Besluit van de Minister van Infrastructuur en Waterstaat van 27 mei 2021, nr. ILT-2021/ 33149, houdende vaststelling van de talen bedoeld in artikel 4, derde lid, onder a, artikel 5, onder a, en artikel 6, vierde lid van de Wet pleziervaartuigen 2016

DE MINISTER VAN INFRASTRUCTUUR EN WATERSTAAT,

Gelet op de artikelen 4, derde lid, onder a, artikel 5, onder a en artikel 6, vierde lid van de Wet pleziervaartuigen 2016,

Besluit:

Artikel 1

Als taal bedoeld in artikel 4, derde lid, onder a en artikel 5, onder a van de Wet pleziervaartuigen 2016 wordt aangewezen de Nederlandse taal.

Artikel 2

Als talen bedoeld in artikel 6, vierde lid van de Wet pleziervaartuigen 2016 worden aangewezen de Nederlandse en de Engelse taal.

Artikel 3

Dit besluit treedt in werking met ingang van de dag na de datum van uitgifte van de Staatscourant waarin het wordt geplaatst.

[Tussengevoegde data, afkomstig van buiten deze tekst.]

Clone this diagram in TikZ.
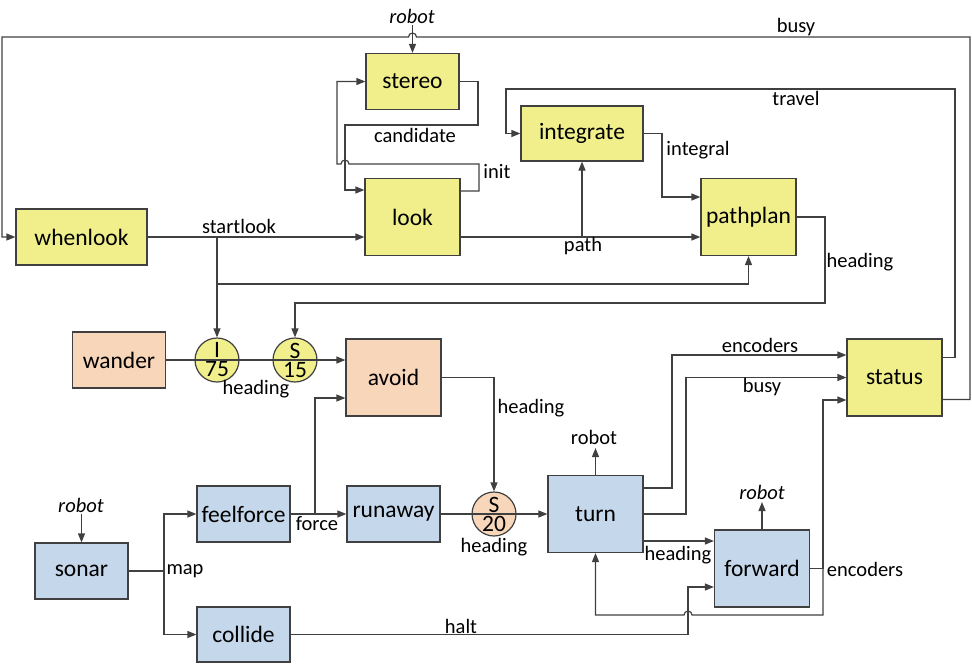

Dit besluit zal met de toelichting in de Staatscourant worden geplaatst.

DE MINISTER VAN INFRASTRUCTUUR EN WATERSTAAT, namens deze, DE INSPECTEUR-GENERAAL LEEFOMGEVING EN TRANSPORT, J.A. van den Bos

Bezwaar

Tegen dit besluit kunt u binnen een termijn van zes weken na dagtekening, ingaande de dag na verzending van deze brief, bezwaar indienen. Het bezwaar moet minimaal bevatten:

  • naam en adres indiener

  • dagtekening

  • omschrijving van het besluit waartegen het bezwaar is gericht

  • gronden van het bezwaar

  • uw handtekening

Het bezwaar kan onder vermelding van ‘bezwaar’ en het kenmerk van deze brief gestuurd worden naar het volgende adres:

Inspectie Leefomgeving en Transport

Postbus 16191

2500 BD Den Haag

Of per e-mail naar bezwarenILT@ilent.nl

Is er sprake van onverwijlde spoed? Dan kunt u de rechtbank verzoeken om een voorlopige voorziening te treffen.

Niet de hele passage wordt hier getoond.